Data block.
□ □ □ □ □ □ □
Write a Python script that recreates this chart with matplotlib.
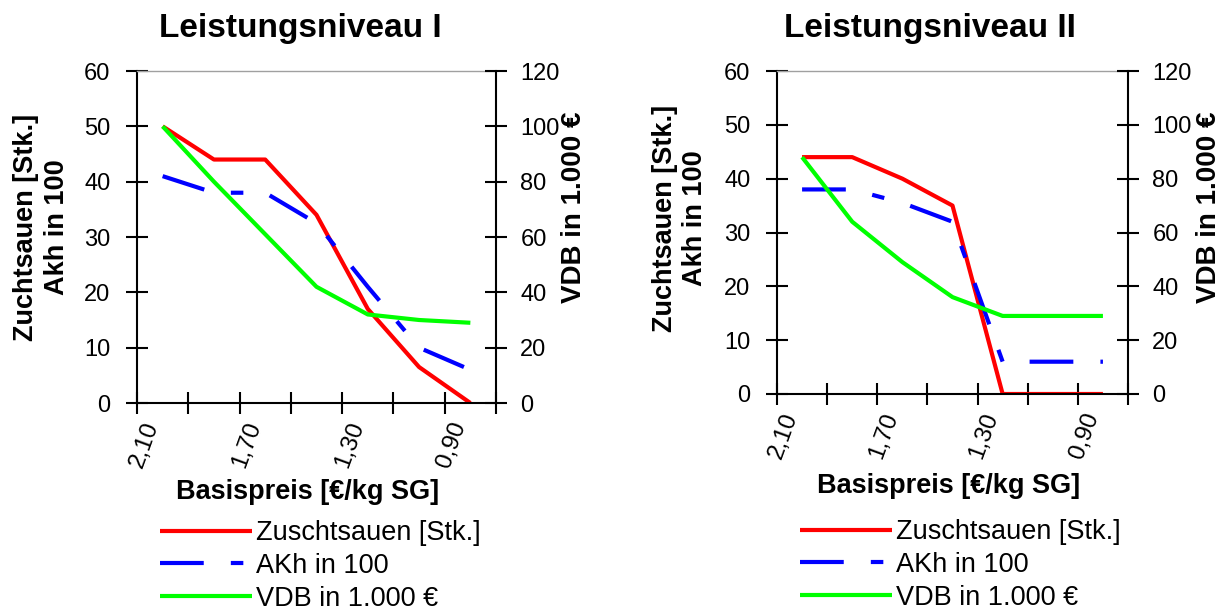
import matplotlib
matplotlib.use('Agg')
import matplotlib.pyplot as plt
from matplotlib.lines import Line2D

plt.rcParams['font.family'] = ['Liberation Sans', 'DejaVu Sans']

# ---------------- data ----------------
cats = ["2,10", "1,90", "1,70", "1,50", "1,30", "1,10", "0,90"]
label_idx = [0, 2, 4, 6]

l1_sauen = [50, 44, 44, 34, 17, 6.5, 0]
l1_akh = [41, 38, 38, 32.5, 21, 10, 6]
l1_vdb = [100, 80, 61, 42, 32, 30, 29]

l2_sauen = [44, 44, 40, 35, 0, 0, 0]
l2_akh = [38, 38, 35.5, 32, 6, 6, 6]
l2_vdb = [88, 64, 49, 36, 29, 29, 29]

series_names = ["Zuschtsauen [Stk.]", "AKh in 100", "VDB in 1.000 €"]
titles = ["Leistungsniveau I", "Leistungsniveau II"]
xlabel = "Basispreis [€/kg SG]"
ylabel_left = "Zuchtsauen [Stk.]\nAkh in 100"
ylabel_right = "VDB in 1.000 €"

# ---------------- layout ----------------
W, H = 1223, 612
fig = plt.figure(figsize=(W / 100, H / 100), dpi=100)

RED, BLUE, GREEN = '#ff0000', '#0000ff', '#00ff00'
LW = 3
DASH = (10.5, 6.5, 3, 6.5)


def frac(x, y):
    return x / W, 1 - y / H


def axrect(x0, y0, x1, y1):
    return [x0 / W, 1 - y1 / H, (x1 - x0) / W, (y1 - y0) / H]


def panel(rect, sauen, akh, vdb, title, title_xy, xlab_xy, ylab_xy, ylab2_xy, leg_xy):
    ax = fig.add_axes(rect)
    x = list(range(len(cats)))
    ax.plot(x, sauen, color=RED, lw=LW, solid_joinstyle='round', solid_capstyle='butt')
    ax.plot(x, akh, color=BLUE, lw=LW, dashes=DASH, dash_capstyle='butt')
    ax2 = ax.twinx()
    ax2.plot(x, vdb, color=GREEN, lw=LW, solid_joinstyle='round', solid_capstyle='butt')

    ax.set_xlim(-0.5, len(cats) - 0.5)
    ax.set_ylim(0, 60)
    ax2.set_ylim(0, 120)
    ax.set_yticks(range(0, 61, 10))
    ax2.set_yticks(range(0, 121, 20))

    ax.set_xticks([i - 0.5 for i in range(len(cats) + 1)])
    ax.set_xticklabels([])
    ax.set_xticks(label_idx, minor=True)
    ax.set_xticklabels([cats[i] for i in label_idx], minor=True, rotation=70,
                       ha='right', fontsize=17.5)
    ax.tick_params(axis='x', which='major', direction='inout', length=16, width=1.5,
                   color='black')
    ax.tick_params(axis='x', which='minor', length=0, pad=11.5)
    ax.tick_params(axis='y', direction='inout', length=16, width=1.5, labelsize=17,
                   pad=11)
    ax2.tick_params(axis='y', direction='inout', length=16, width=1.5, labelsize=17,
                    pad=9.5)

    for a in (ax, ax2):
        a.spines['top'].set_visible(False)
    ax.spines['top'].set_visible(True)
    ax.spines['top'].set_color('#a0a0a0')
    ax.spines['top'].set_linewidth(1)
    ax.spines['left'].set_linewidth(1.5)
    ax.spines['bottom'].set_linewidth(1.5)
    ax.spines['right'].set_visible(False)
    ax2.spines['left'].set_visible(False)
    ax2.spines['bottom'].set_visible(False)
    ax2.spines['right'].set_linewidth(1.5)

    fig.text(*frac(*title_xy), title, ha='center', va='center', fontsize=24,
             fontweight='bold')
    fig.text(*frac(*xlab_xy), xlabel, ha='center', va='center', fontsize=19.5,
             fontweight='bold')
    fig.text(*frac(*ylab_xy), ylabel_left, ha='center', va='center', fontsize=19.5,
             fontweight='bold', rotation=90, multialignment='center', linespacing=1.25)
    fig.text(*frac(*ylab2_xy), ylabel_right, ha='center', va='center', fontsize=20,
             fontweight='bold', rotation=90)

    handles = [Line2D([], [], color=RED, lw=LW, solid_capstyle='butt'),
               Line2D([], [], color=BLUE, lw=LW, dashes=DASH, dash_capstyle='butt'),
               Line2D([], [], color=GREEN, lw=LW, solid_capstyle='butt')]
    fig.legend(handles, series_names, loc='upper left', bbox_to_anchor=frac(*leg_xy),
               frameon=False, fontsize=19.5, handlelength=3.4, handletextpad=0.15,
               labelspacing=0.25, borderaxespad=0, borderpad=0)


panel(axrect(137, 71, 496, 403), l1_sauen, l1_akh, l1_vdb, titles[0],
      (300, 28), (308, 492), (42, 227), (574, 207), (160, 520))
panel(axrect(777, 71, 1128, 394), l2_sauen, l2_akh, l2_vdb, titles[1],
      (930, 28), (949, 486), (680, 218), (1209, 207), (800, 519))

fig.savefig('out.png', dpi=100)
□ □ □ □ □ □ □
Copy out the whole listing exactly, and don't carry over any pictures.

Solution for this task.
Write a Python script that recreates this chart with matplotlib.
import matplotlib
matplotlib.use('Agg')
import matplotlib.pyplot as plt
from matplotlib.lines import Line2D

plt.rcParams['font.family'] = ['Liberation Sans', 'DejaVu Sans']

# ---------------- data ----------------
cats = ["2,10", "1,90", "1,70", "1,50", "1,30", "1,10", "0,90"]
label_idx = [0, 2, 4, 6]

l1_sauen = [50, 44, 44, 34, 17, 6.5, 0]
l1_akh = [41, 38, 38, 32.5, 21, 10, 6]
l1_vdb = [100, 80, 61, 42, 32, 30, 29]

l2_sauen = [44, 44, 40, 35, 0, 0, 0]
l2_akh = [38, 38, 35.5, 32, 6, 6, 6]
l2_vdb = [88, 64, 49, 36, 29, 29, 29]

series_names = ["Zuschtsauen [Stk.]", "AKh in 100", "VDB in 1.000 €"]
titles = ["Leistungsniveau I", "Leistungsniveau II"]
xlabel = "Basispreis [€/kg SG]"
ylabel_left = "Zuchtsauen [Stk.]\nAkh in 100"
ylabel_right = "VDB in 1.000 €"

# ---------------- layout ----------------
W, H = 1223, 612
fig = plt.figure(figsize=(W / 100, H / 100), dpi=100)

RED, BLUE, GREEN = '#ff0000', '#0000ff', '#00ff00'
LW = 3
DASH = (10.5, 6.5, 3, 6.5)


def frac(x, y):
    return x / W, 1 - y / H


def axrect(x0, y0, x1, y1):
    return [x0 / W, 1 - y1 / H, (x1 - x0) / W, (y1 - y0) / H]


def panel(rect, sauen, akh, vdb, title, title_xy, xlab_xy, ylab_xy, ylab2_xy, leg_xy):
    ax = fig.add_axes(rect)
    x = list(range(len(cats)))
    ax.plot(x, sauen, color=RED, lw=LW, solid_joinstyle='round', solid_capstyle='butt')
    ax.plot(x, akh, color=BLUE, lw=LW, dashes=DASH, dash_capstyle='butt')
    ax2 = ax.twinx()
    ax2.plot(x, vdb, color=GREEN, lw=LW, solid_joinstyle='round', solid_capstyle='butt')

    ax.set_xlim(-0.5, len(cats) - 0.5)
    ax.set_ylim(0, 60)
    ax2.set_ylim(0, 120)
    ax.set_yticks(range(0, 61, 10))
    ax2.set_yticks(range(0, 121, 20))

    ax.set_xticks([i - 0.5 for i in range(len(cats) + 1)])
    ax.set_xticklabels([])
    ax.set_xticks(label_idx, minor=True)
    ax.set_xticklabels([cats[i] for i in label_idx], minor=True, rotation=70,
                       ha='right', fontsize=17.5)
    ax.tick_params(axis='x', which='major', direction='inout', length=16, width=1.5,
                   color='black')
    ax.tick_params(axis='x', which='minor', length=0, pad=11.5)
    ax.tick_params(axis='y', direction='inout', length=16, width=1.5, labelsize=17,
                   pad=11)
    ax2.tick_params(axis='y', direction='inout', length=16, width=1.5, labelsize=17,
                    pad=9.5)

    for a in (ax, ax2):
        a.spines['top'].set_visible(False)
    ax.spines['top'].set_visible(True)
    ax.spines['top'].set_color('#a0a0a0')
    ax.spines['top'].set_linewidth(1)
    ax.spines['left'].set_linewidth(1.5)
    ax.spines['bottom'].set_linewidth(1.5)
    ax.spines['right'].set_visible(False)
    ax2.spines['left'].set_visible(False)
    ax2.spines['bottom'].set_visible(False)
    ax2.spines['right'].set_linewidth(1.5)

    fig.text(*frac(*title_xy), title, ha='center', va='center', fontsize=24,
             fontweight='bold')
    fig.text(*frac(*xlab_xy), xlabel, ha='center', va='center', fontsize=19.5,
             fontweight='bold')
    fig.text(*frac(*ylab_xy), ylabel_left, ha='center', va='center', fontsize=19.5,
             fontweight='bold', rotation=90, multialignment='center', linespacing=1.25)
    fig.text(*frac(*ylab2_xy), ylabel_right, ha='center', va='center', fontsize=20,
             fontweight='bold', rotation=90)

    handles = [Line2D([], [], color=RED, lw=LW, solid_capstyle='butt'),
               Line2D([], [], color=BLUE, lw=LW, dashes=DASH, dash_capstyle='butt'),
               Line2D([], [], color=GREEN, lw=LW, solid_capstyle='butt')]
    fig.legend(handles, series_names, loc='upper left', bbox_to_anchor=frac(*leg_xy),
               frameon=False, fontsize=19.5, handlelength=3.4, handletextpad=0.15,
               labelspacing=0.25, borderaxespad=0, borderpad=0)


panel(axrect(137, 71, 496, 403), l1_sauen, l1_akh, l1_vdb, titles[0],
      (300, 28), (308, 492), (42, 227), (574, 207), (160, 520))
panel(axrect(777, 71, 1128, 394), l2_sauen, l2_akh, l2_vdb, titles[1],
      (930, 28), (949, 486), (680, 218), (1209, 207), (800, 519))

fig.savefig('out.png', dpi=100)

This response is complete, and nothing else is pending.